▶ [REQUIREMENT] Take the line containing "Generate a Python", the line containing "import plotly.graph_objects as go", and all lines between them, and transcribe them exactly. Leave out pictures.

▶ [GIVEN RECORDS]
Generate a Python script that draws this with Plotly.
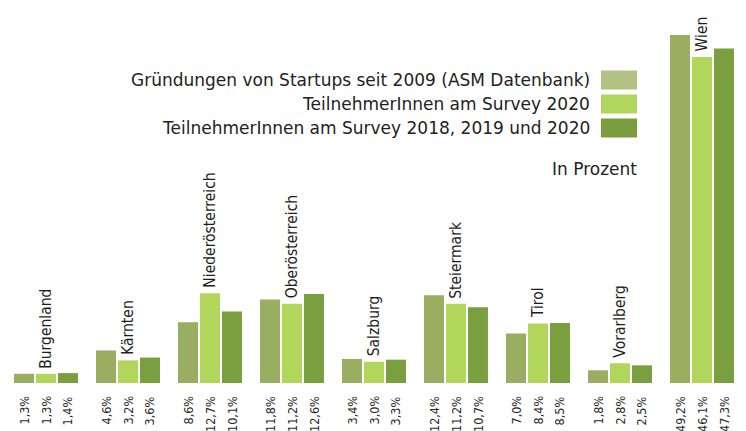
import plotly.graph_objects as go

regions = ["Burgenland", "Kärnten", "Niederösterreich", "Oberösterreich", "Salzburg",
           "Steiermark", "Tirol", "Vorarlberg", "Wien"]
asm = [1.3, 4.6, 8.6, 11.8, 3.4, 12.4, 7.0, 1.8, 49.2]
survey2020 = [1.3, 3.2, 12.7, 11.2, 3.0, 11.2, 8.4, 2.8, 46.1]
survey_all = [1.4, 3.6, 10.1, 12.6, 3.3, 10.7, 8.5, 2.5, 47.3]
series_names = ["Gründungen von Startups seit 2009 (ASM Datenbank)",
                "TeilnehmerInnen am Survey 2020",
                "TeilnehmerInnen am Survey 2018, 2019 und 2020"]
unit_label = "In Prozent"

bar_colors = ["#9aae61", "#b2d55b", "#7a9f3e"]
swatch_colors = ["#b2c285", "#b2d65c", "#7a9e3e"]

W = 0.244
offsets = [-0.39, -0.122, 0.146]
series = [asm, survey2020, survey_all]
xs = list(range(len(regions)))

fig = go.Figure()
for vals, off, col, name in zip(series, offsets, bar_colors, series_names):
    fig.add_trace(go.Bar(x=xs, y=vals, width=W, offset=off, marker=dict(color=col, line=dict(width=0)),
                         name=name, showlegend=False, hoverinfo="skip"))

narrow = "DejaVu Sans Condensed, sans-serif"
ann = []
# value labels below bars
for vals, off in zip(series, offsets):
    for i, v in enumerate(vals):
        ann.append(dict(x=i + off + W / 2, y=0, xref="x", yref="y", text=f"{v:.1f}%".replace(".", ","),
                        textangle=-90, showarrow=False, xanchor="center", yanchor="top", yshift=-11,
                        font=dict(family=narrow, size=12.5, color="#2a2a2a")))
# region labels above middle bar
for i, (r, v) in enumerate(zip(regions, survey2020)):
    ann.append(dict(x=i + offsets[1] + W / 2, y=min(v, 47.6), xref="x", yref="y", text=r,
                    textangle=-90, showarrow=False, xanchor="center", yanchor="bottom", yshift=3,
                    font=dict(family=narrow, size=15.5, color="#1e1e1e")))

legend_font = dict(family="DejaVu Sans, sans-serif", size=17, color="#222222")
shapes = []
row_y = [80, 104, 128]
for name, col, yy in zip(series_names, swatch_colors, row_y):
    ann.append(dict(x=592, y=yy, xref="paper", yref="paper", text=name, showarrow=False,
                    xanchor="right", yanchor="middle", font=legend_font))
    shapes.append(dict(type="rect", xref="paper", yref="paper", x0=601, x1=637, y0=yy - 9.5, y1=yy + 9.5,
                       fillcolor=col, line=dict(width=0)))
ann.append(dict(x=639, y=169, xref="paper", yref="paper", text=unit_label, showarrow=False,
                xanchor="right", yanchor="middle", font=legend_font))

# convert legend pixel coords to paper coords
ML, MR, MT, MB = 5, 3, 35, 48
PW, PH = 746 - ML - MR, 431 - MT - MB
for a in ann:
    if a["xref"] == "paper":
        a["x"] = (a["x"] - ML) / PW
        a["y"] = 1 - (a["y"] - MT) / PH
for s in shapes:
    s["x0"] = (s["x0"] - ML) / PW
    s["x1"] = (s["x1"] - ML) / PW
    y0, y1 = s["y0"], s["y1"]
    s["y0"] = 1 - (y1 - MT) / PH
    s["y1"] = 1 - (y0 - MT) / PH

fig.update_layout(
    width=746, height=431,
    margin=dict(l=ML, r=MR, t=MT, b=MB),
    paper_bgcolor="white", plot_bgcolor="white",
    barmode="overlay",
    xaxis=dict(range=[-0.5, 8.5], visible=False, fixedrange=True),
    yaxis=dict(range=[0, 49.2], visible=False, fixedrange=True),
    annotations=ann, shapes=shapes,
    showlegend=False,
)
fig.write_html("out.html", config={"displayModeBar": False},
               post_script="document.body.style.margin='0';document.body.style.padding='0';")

...

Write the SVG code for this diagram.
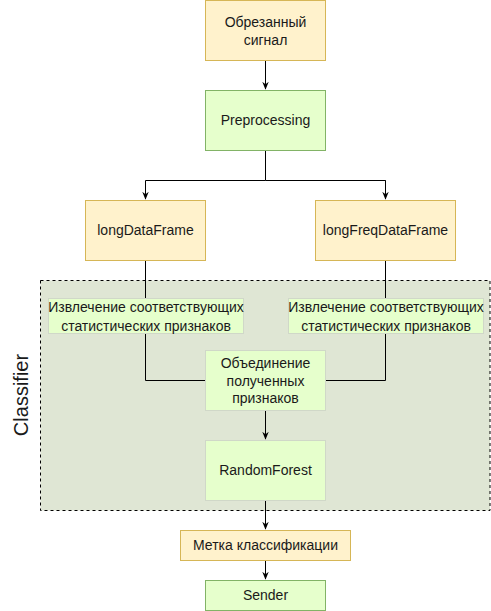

▶ [SOLUTION]
Generate a Python script that draws this with Plotly.
import plotly.graph_objects as go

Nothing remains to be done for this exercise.